Il progetto, che in parte si concentra proprio sul tema del “proibizionismo migratorio”, vuole che siano gli stessi protagonisti a scegliere le storie da filmare e la linea narrativa del montaggio. Intervistata proprio da Safouane Trabelsi, una donna – che ha perso il marito in un viaggio verso l’Italia a bordo di un barcone – racconta: “Ma quale indipendenza del 20 marzo! Noi siamo dipendenti dall’Europa, non abbiamo nulla da festeggiare, La prigione è la nostra casa, non possiamo muoverci. (…) I governanti sono vecchi e i giovani sono morti, o partiti clandestinamente, oppure sono disoccupati, fumano zatlan, vanno con Daesh.
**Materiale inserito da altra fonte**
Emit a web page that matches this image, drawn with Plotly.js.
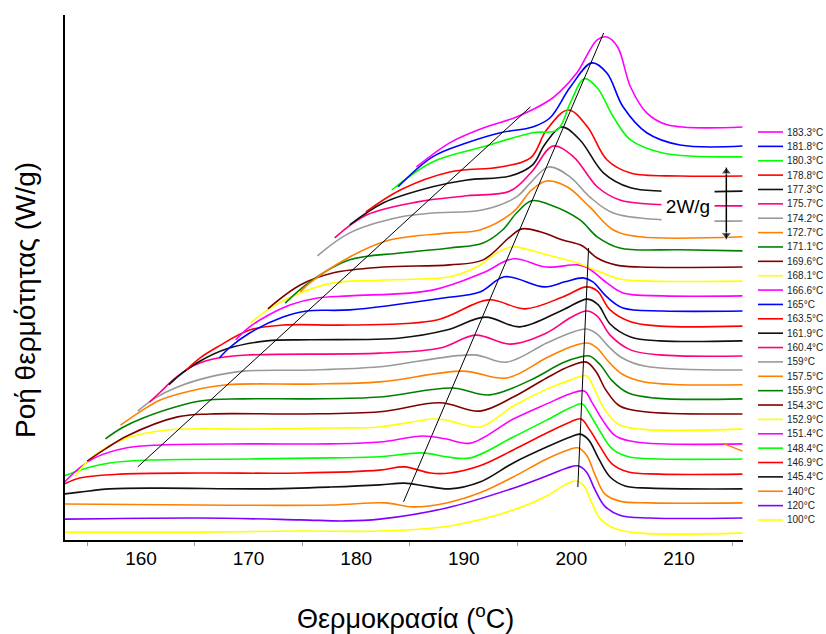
<!DOCTYPE html>
<html><head><meta charset="utf-8">
<script src="https://cdn.plot.ly/plotly-3.0.1.min.js"></script>
<style>html,body{margin:0;padding:0;background:#fff}#chart{width:826px;height:634px}</style>
</head><body><div id="chart"></div>
<script>
// Legend labels (isothermal temperatures), top to bottom
const legendLabels = ['183.3°C','181.8°C','180.3°C','178.8°C','177.3°C','175.7°C','174.2°C','172.7°C','171.1°C','169.6°C','168.1°C','166.6°C','165°C','163.5°C','161.9°C','160.4°C','159°C','157.5°C','155.9°C','154.3°C','152.9°C','151.4°C','148.4°C','146.9°C','145.4°C','140°C','120°C','100°C'];
const curveColors = ['#FF00FF','#0000FF','#00FF00','#FF0000','#111111','#FF0080','#999999','#FF8000','#008000','#800000','#FFFF00','#FF00FF','#0000FF','#FF0000','#111111','#FF0080','#999999','#FF8000','#008000','#800000','#FFFF00','#FF00FF','#00FF00','#FF0000','#111111','#FF8000','#8000FF','#FFFF00'];

// Temperature (°C) and stacked heat flow (W/g) of each curve
const T183_3 = [185.6,188.7,191.8,194.9,198.0,198.9,200.5,202.4,203.3,204.3,205.5,207.0,208.9,215.9];
const Q183_3 = [10.36,11.03,11.44,11.75,12.22,12.44,12.97,13.89,13.97,13.69,12.58,11.86,11.53,11.47];
const T181_8 = [183.9,187.1,190.3,193.4,196.4,198.0,199.9,201.9,203.3,204.8,207.0,210.1,215.9];
const Q181_8 = [9.81,10.64,11.03,11.31,11.47,11.72,12.58,13.25,12.97,12.03,11.31,10.97,10.94];
const T180_3 = [183.3,187.1,191.8,196.4,198.7,199.9,201.2,202.4,203.9,205.5,208.5,215.9];
const Q180_3 = [9.72,10.50,10.92,11.31,11.39,12.14,12.81,12.56,11.75,11.11,10.75,10.64];
const T178_8 = [180.9,184.1,188.7,193.4,196.2,197.7,199.7,201.5,203.3,205.5,210.1,215.9];
const Q178_8 = [9.11,9.72,10.22,10.36,10.61,11.39,11.94,11.47,10.56,10.19,10.11,10.11];
const T177_3 = [179.4,182.5,187.1,190.3,194.3,196.4,197.5,199.1,200.8,203.0,205.5,208.5,215.9];
const Q177_3 = [8.75,9.36,9.81,10.00,10.11,10.42,10.97,11.47,11.11,10.19,9.78,9.69,9.69];
const T175_7 = [178.0,181.0,185.7,190.3,194.3,196.3,198.3,200.2,202.4,204.5,208.5,215.9];
const Q175_7 = [8.39,9.03,9.39,9.56,9.69,10.22,10.94,10.64,9.81,9.44,9.31,9.28];
const T174_2 = [176.4,179.4,184.1,187.1,191.8,194.9,196.2,197.9,199.9,201.7,203.9,208.5,215.9];
const Q174_2 = [7.89,8.53,8.97,9.08,9.17,9.53,9.92,10.36,10.08,9.53,9.08,8.89,8.86];
const T172_7 = [174.8,175.7,179.4,183.1,188.7,191.5,194.6,196.3,197.7,199.6,201.7,203.9,206.4,215.9];
const Q172_7 = [6.89,7.14,7.86,8.33,8.53,8.61,9.11,9.72,9.97,9.81,9.25,8.61,8.42,8.42];
const T171_1 = [173.4,175.7,179.4,184.1,188.7,191.8,193.6,194.9,196.3,198.0,200.8,202.4,204.5,210.1,215.9];
const Q171_1 = [6.58,7.17,7.78,7.97,8.11,8.25,8.61,9.08,9.42,9.31,8.89,8.42,8.11,8.06,8.03];
const T169_6 = [171.8,174.8,177.9,182.5,188.7,191.8,194.3,195.4,197.1,199.2,201.0,202.4,204.1,206.4,215.9];
const Q169_6 = [6.42,7.08,7.42,7.58,7.64,7.78,8.42,8.64,8.56,8.33,8.17,7.83,7.64,7.58,7.58];
const T168_1 = [170.2,172.0,174.8,177.9,182.5,188.7,191.2,193.4,194.6,197.7,200.3,202.7,204.5,207.3,215.9];
const Q168_1 = [6.03,6.44,6.86,7.14,7.22,7.31,7.58,8.03,8.14,7.92,7.72,7.44,7.25,7.19,7.19];
const T166_6 = [168.8,170.1,171.7,173.9,176.4,179.4,187.1,191.8,194.6,197.7,200.6,201.5,203.3,204.8,208.5,215.9];
const Q166_6 = [5.56,5.92,6.22,6.53,6.72,6.78,6.94,7.42,7.81,7.58,7.64,7.56,7.14,6.86,6.78,6.78];
const T165_0 = [167.3,168.3,170.1,173.2,175.4,179.4,188.1,191.5,193.8,197.5,199.4,201.1,202.0,203.3,204.8,208.5,215.9];
const Q165_0 = [5.06,5.36,5.75,6.19,6.36,6.39,6.72,6.89,7.31,7.03,7.17,7.28,7.17,6.75,6.44,6.36,6.36];
const T163_5 = [164.2,165.5,167.1,170.1,173.2,179.4,187.5,192.3,195.7,199.2,201.4,202.4,203.6,205.5,208.2,215.9];
const Q163_5 = [4.72,5.06,5.36,5.83,5.97,5.97,6.11,6.67,6.42,6.75,7.03,6.92,6.39,6.06,5.94,5.94];
const T161_9 = [162.6,163.6,165.5,168.0,171.7,175.7,184.1,188.4,192.0,195.2,199.2,201.5,202.5,203.6,205.5,208.2,215.9];
const Q161_9 = [4.31,4.58,4.97,5.31,5.53,5.56,5.61,5.83,6.19,5.92,6.39,6.69,6.53,6.00,5.64,5.53,5.53];
const T160_4 = [160.8,161.8,163.2,165.0,167.3,170.1,182.2,187.8,191.1,194.3,197.7,199.9,201.4,202.4,203.6,205.5,208.2,215.9];
const Q160_4 = [3.83,4.11,4.50,4.86,5.06,5.14,5.19,5.33,5.69,5.44,5.75,6.17,6.36,6.22,5.69,5.28,5.14,5.11];
const T159_0 = [159.7,161.3,163.4,166.4,169.5,175.7,182.2,190.9,194.0,197.7,199.9,201.4,202.4,203.4,204.7,206.8,215.9];
const Q159_0 = [3.58,3.94,4.25,4.53,4.69,4.72,4.81,5.14,4.94,5.47,5.75,5.86,5.72,5.39,5.06,4.83,4.72];
const T157_5 = [158.1,159.9,161.8,164.6,168.0,175.7,182.2,189.9,194.0,197.7,199.9,201.5,202.4,203.4,204.7,206.8,215.9];
const Q157_5 = [3.19,3.56,3.89,4.14,4.31,4.33,4.39,4.69,4.50,5.06,5.36,5.47,5.33,4.97,4.61,4.39,4.31];
const T155_9 = [156.7,158.2,160.2,165.5,169.5,175.7,182.2,188.9,192.4,196.2,199.2,200.8,201.7,202.7,203.8,205.3,207.8,215.9];
const Q155_9 = [2.81,3.11,3.39,3.86,3.92,3.92,3.97,4.22,4.03,4.44,4.92,5.08,5.11,4.86,4.42,4.08,3.94,3.92];
const T154_3 = [155.0,156.7,158.7,163.4,166.4,174.8,182.2,187.8,191.5,194.6,197.7,199.9,201.4,202.3,203.2,204.5,206.8,215.9];
const Q154_3 = [2.19,2.53,2.89,3.42,3.50,3.50,3.56,3.81,3.58,3.97,4.50,4.83,4.94,4.67,4.17,3.72,3.56,3.50];
const T152_9 = [153.9,155.5,158.7,162.7,170.1,177.6,182.2,187.1,188.4,191.5,194.6,197.7,199.9,201.4,202.1,203.0,204.3,206.4,215.9];
const Q152_9 = [1.78,2.31,2.83,3.06,3.08,3.11,3.14,3.36,3.33,3.14,3.72,4.19,4.44,4.56,4.22,3.67,3.22,3.08,3.08];
const T151_4 = [152.9,154.3,155.7,158.7,161.8,170.1,177.6,182.2,186.2,188.3,190.6,194.6,197.7,199.9,201.2,201.9,202.9,204.1,206.0,215.9];
const Q151_4 = [1.61,2.00,2.28,2.56,2.64,2.67,2.67,2.72,2.89,2.81,2.69,3.36,3.78,4.06,4.14,3.83,3.33,2.89,2.72,2.67];
const T148_4 = [152.9,154.3,157.1,160.8,170.1,177.6,182.2,186.2,188.4,190.6,194.6,197.7,199.9,201.0,201.7,202.7,203.8,205.3,208.2,215.9];
const Q148_4 = [1.78,1.94,2.14,2.22,2.25,2.28,2.31,2.42,2.31,2.28,2.86,3.33,3.67,3.78,3.50,3.00,2.53,2.31,2.25,2.25];
const T146_9 = [152.9,154.3,158.1,165.5,174.8,182.2,184.5,186.9,188.7,191.5,194.6,197.7,199.9,200.9,201.7,202.7,203.8,205.3,208.2,215.9];
const Q146_9 = [1.56,1.72,1.83,1.86,1.86,1.94,2.03,1.86,1.86,2.06,2.50,2.97,3.28,3.36,3.06,2.58,2.11,1.89,1.83,1.83];
const T145_4 = [152.9,154.3,157.1,161.8,171.1,177.6,182.2,184.5,186.4,188.7,191.5,194.6,197.7,199.9,200.8,201.6,202.5,203.6,205.0,207.3,215.9];
const Q145_4 = [1.28,1.33,1.42,1.44,1.42,1.47,1.53,1.58,1.50,1.42,1.61,2.14,2.58,2.86,2.94,2.78,2.28,1.75,1.50,1.44,1.42];
const T140 = [152.9,165.5,177.6,182.7,185.3,188.4,191.5,194.6,197.7,199.7,200.6,201.4,202.2,203.1,204.5,207.3,215.9];
const Q140 = [1.00,0.97,0.97,1.03,0.92,1.03,1.31,1.75,2.25,2.50,2.56,2.36,1.81,1.28,1.08,1.03,1.03];
const T120 = [152.9,165.5,174.8,179.0,182.2,188.4,194.6,197.7,199.6,200.6,201.4,202.2,203.1,204.5,207.3,215.9];
const Q120 = [0.58,0.61,0.56,0.53,0.58,0.89,1.44,1.78,2.00,2.06,1.89,1.39,0.94,0.69,0.61,0.61];
const T100 = [152.9,165.5,174.8,182.2,188.7,194.6,197.7,199.4,200.3,201.1,201.9,202.7,204.1,206.4,215.9];
const Q100 = [0.22,0.22,0.25,0.25,0.39,0.83,1.22,1.53,1.64,1.53,1.03,0.58,0.31,0.19,0.19];

// Straight guide lines drawn on the chart (°C, W/g end points)
const guideT = [[159.7,196.2],[184.4,203.0],[200.6,201.6]];
const guideQ = [[2.03,12.03],[1.06,14.08],[1.47,8.11]];
// small stray orange segment at the right edge of the original
const strayT = [214.2, 215.9];
const strayQ = [2.67, 2.47];

// 2 W/g scale bar (arrow tips)
const scaleBarT = [214.4, 214.4];
const scaleBarQ = [8.35, 10.35];
const scaleLabel = '2W/g';
const scaleLabelPos = [210.8, 9.25];

const xTitle = 'Θερμοκρασία (<sup>o</sup>C)';
const yTitle = 'Ροή θερμότητας (W/g)';

const curves = [[T183_3,Q183_3],[T181_8,Q181_8],[T180_3,Q180_3],[T178_8,Q178_8],[T177_3,Q177_3],[T175_7,Q175_7],[T174_2,Q174_2],[T172_7,Q172_7],[T171_1,Q171_1],[T169_6,Q169_6],[T168_1,Q168_1],[T166_6,Q166_6],[T165_0,Q165_0],[T163_5,Q163_5],[T161_9,Q161_9],[T160_4,Q160_4],[T159_0,Q159_0],[T157_5,Q157_5],[T155_9,Q155_9],[T154_3,Q154_3],[T152_9,Q152_9],[T151_4,Q151_4],[T148_4,Q148_4],[T146_9,Q146_9],[T145_4,Q145_4],[T140,Q140],[T120,Q120],[T100,Q100]];

const FONT = 'Liberation Sans, Arial, sans-serif';
const traces = [];
for (let i = curves.length - 1; i >= 0; i--) {
  traces.push({type:'scatter', mode:'lines', x:curves[i][0], y:curves[i][1], name:legendLabels[i],
    line:{color:curveColors[i], width:1.6, shape:'spline', smoothing:1}, showlegend:false, hoverinfo:'skip'});
}
for (let g = 0; g < guideT.length; g++) {
  traces.push({type:'scatter', mode:'lines', x:guideT[g], y:guideQ[g], line:{color:'#000', width:1}, showlegend:false, hoverinfo:'skip'});
}
traces.push({type:'scatter', mode:'lines', x:strayT, y:strayQ, line:{color:'#FF8000', width:1.4}, showlegend:false, hoverinfo:'skip'});

// manual compact legend
const shapes = [], annotations = [];
const legTop = 132, legStep = 14.37, plotBottom = 540, plotH = 525, plotL = 65, plotW = 678;
for (let i = 0; i < legendLabels.length; i++) {
  const py = legTop + i * legStep;
  const yp = (plotBottom - py) / plotH;
  shapes.push({type:'line', xref:'paper', yref:'paper', x0:(758-plotL)/plotW, x1:(783-plotL)/plotW, y0:yp, y1:yp, line:{color:curveColors[i], width:1.6}});
  annotations.push({xref:'paper', yref:'paper', x:(785-plotL)/plotW, y:yp, xanchor:'left', yanchor:'middle', showarrow:false, text:legendLabels[i], font:{family:FONT, size:10, color:'#222'}});
}
annotations.push({x:scaleLabelPos[0], y:scaleLabelPos[1], xref:'x', yref:'y', text:scaleLabel, showarrow:false, bgcolor:'#fff', width:50, height:35, font:{family:FONT, size:19, color:'#000'}});
// axis titles placed as in the original
annotations.push({xref:'paper', yref:'paper', x:(405-plotL)/plotW, y:(plotBottom-617)/plotH, xanchor:'center', yanchor:'middle', showarrow:false, text:xTitle, font:{family:FONT, size:27, color:'#000'}});
annotations.push({xref:'paper', yref:'paper', x:(25-plotL)/plotW, y:(plotBottom-300)/plotH, xanchor:'center', yanchor:'middle', textangle:-90, showarrow:false, text:yTitle, font:{family:FONT, size:28, color:'#000'}});

// scale bar: line with arrowheads at both ends
traces.push({type:'scatter', mode:'lines', x:scaleBarT, y:scaleBarQ, line:{color:'#000', width:1.5}, showlegend:false, hoverinfo:'skip'});
traces.push({type:'scatter', mode:'markers', x:scaleBarT, y:[scaleBarQ[0]+0.12, scaleBarQ[1]-0.12],
  marker:{symbol:['triangle-down','triangle-up'], size:[9,9], color:'#000'}, showlegend:false, hoverinfo:'skip'});

const layout = {
  width:826, height:634, margin:{l:65, r:83, t:15, b:94},
  paper_bgcolor:'#fff', plot_bgcolor:'#fff', showlegend:false,
  font:{family:FONT, color:'#000'},
  xaxis:{range:[152.94,215.95], showline:true, linecolor:'#000', linewidth:2, showgrid:false, zeroline:false,
    tick0:160, dtick:10, ticks:'',
    minor:{tick0:155, dtick:10, ticks:'outside', ticklen:4, tickcolor:'#999', tickwidth:1, showgrid:false},
    tickfont:{family:FONT, size:19, color:'#000'}, automargin:false},
  yaxis:{range:[0,14.58], showline:true, linecolor:'#000', linewidth:2, showgrid:false, zeroline:false,
    showticklabels:false, ticks:'', automargin:false},
  shapes:shapes, annotations:annotations
};
Plotly.newPlot('chart', traces, layout, {staticPlot:true, displayModeBar:false});
</script>
</body></html>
I governanti se ne fregano, tanto non sono i loro figli a morire”.

Agli uffici dell’ambasciata italiana, raccontano quelli dell’Università di Genova, il dottor Trabelsi si è sentito prima negare il visto perché l’itinerario del volo prevedeva uno scalo a Parigi (meno di due ore) prima di raggiungere Genova. «Non è chiaro quale sia la normativa o la regolamentazione, trattandosi di un semplice transito di coincidenza», denuncia Comanducci. «Poi i vostri funzionari hanno richiesto una lista di ulteriori documenti di curiosa natura e difficile reperimento nell’arco di poche ore (la busta paga del padre di Trabelsi, un certificato di lavoro del medesimo etc), rendendo così impossibile la partenza per il giorno successivo». La conclusione lascia l’amaro in bocca: «Nello scambio culturale e scientifico, come sottolineato peraltro in molte occasioni dal Presidente del Consiglio e dal Presidente della Repubblica, risiede una delle chiavi per assicurare al Mediterraneo un futuro di pace e sviluppo. Rendere impossibile la mobilità accademica nel nostro Paese a giovani studiosi accreditati è un atto che non va certamente nella direzione da tutti noi auspicata».